In rescue, historically, cats with any type of special need are instantly deemed “less adoptable.” When there’s plenty of sweet kitties available who do not have a special need, why take on the extra work or concern or medication expense? But, the sad side of it is that this means that even today, a large majority of these kitties end up being euthanized in shelters so that resources can go to more healthy, and thus more adoptable, cats. 

A special needs cat could mean everything from a cat who has irritable bowel disease and needs one pill a day to a diabetic kitty who needs an insulin shot twice a day to a kitty that is paralyzed and incontinent and needs it’s bladder manually expressed several times a day. 

In recent years, with the help of savvy animal advocates and social media, more education and attention has been brought to special needs cats, with such cases as when Kitten Lady Hannah Shaw fostered paralyzed kitten, Chloe or when TinyKittens Society rescuer Shelley Roche rescued and rehabilitated Cassidy the “miracle kitten” who lost part of both back legs at birth. This kind of public education and exposure has been great for helping people understand that special needs kitties need loving homes like every kitty and that the kitties themselves have no idea they are special needs. They just want to be loved like every other kitty. And, much of the time, taking care of them is actually no big deal.

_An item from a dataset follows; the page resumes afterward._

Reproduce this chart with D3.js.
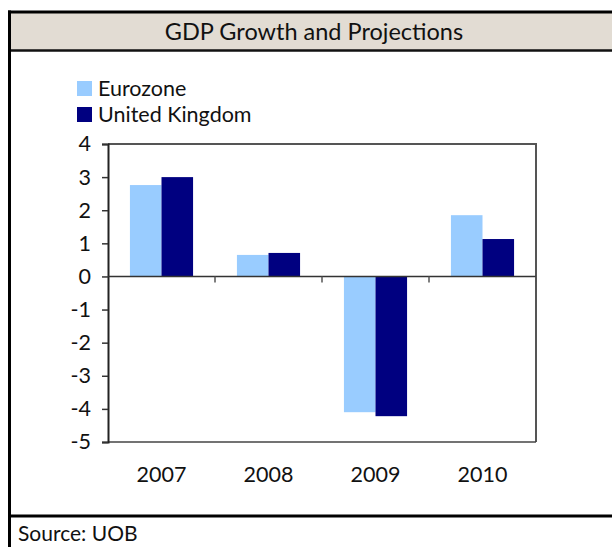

Think about this: most dog owners need to somewhat revolve their schedule around taking their dog out to go to the bathroom several times a day. Doesn’t matter if they want to sleep in, or if it’s raining or snowing outside. Most special needs kitties require less of an extra commitment than that. 

Of course, there are no guarantees of perfect health when you adopt any kitty. You could adopt a happy, healthy kitten today that in a year or two develops diabetes or IBD or allergies, or some other medical issue that requires some type of daily treatment. Would you try to have your cat euthanized or surrender it to a shelter if it suddenly developed diabetes one day or developed another condition that required it to need a pill once a day? (If your answer is yes, then please don’t adopt a cat in the first place.)

The reality is that many of the special needs kitties that Cat Tales takes in end up living most or all of their life in foster care. The main reason is that these kitties don’t get as much exposure as other kitties in our rescue because they aren’t able to live at our Adoption Center where potential adopters could meet and fall in love with them. We can’t leave it up to our volunteers to have to administer medications, so these kitties need to stay in foster care to get their special care, even if that simply means getting a pill wrapped in a treat once a day.

For example, we currently have a complete darling named Oreo, who came to us five years ago (pictured at the top of this post). Oreo had been diagnosed with seizures and requires inexpensive medication twice a day. As a result, his owner was going to have him euthanized because he said he couldn’t afford his medical care. As you can see in this recent Instagram video, Oreo is a complete lovebug. If someone were able to look past his special needs (which are really no big deal at all), they could have such a wonderful kitty!

Another awesome kitty in our care is Mr. Cow, who was found in a colony in Philadelphia. Mr. Cow is FIV positive and also diabetic. MC is a pretty chill dude, who just really likes to be with his humans and is a really sweet cat that would make a great companion for someone. 

Mr. Cow is waiting for his forever home.

Unfortunately, we know Mr. Cow will be overlooked because he has so many strikes against him. He’s black and white (black and black and white cats are the least adopted colors), he is an adult, he’s diabetic, and he is FIV+, which is always very misunderstood. In fact, when we log into his Petfinder page, we see this message, letting us know that Mr. Cow has not piqued any interest. His FIV status doesn’t mean anything special. He just needs to be kept indoors, and his annual wellness exams can’t be skipped. His diabetes just requires a quick insulin shot twice a day. 

We understand it seems like adopting Mr. Cow might be too much extra responsibility, but it’s really not when you look at it. If you ever owned a dog, you would probably spend more time having to take your dog out for walks than you’d spend giving Mr. Cow his medication. And in return, you’d be getting the sweetest little kitty.

We know it’s not for everyone to open their hearts and homes to a special needs kitty. But, we’ve met those amazing people who get pre-approved for adoption then ask to meet whichever kitties have been waiting for a home the longest at our rescue. Those are the people who are our heroes. Not only does that give a loving forever home to that kitty who can’t help that they have a medical condition but deserves a home as much as all the other kitties, it also opens up a spot in foster care so that we can help another kitty in need.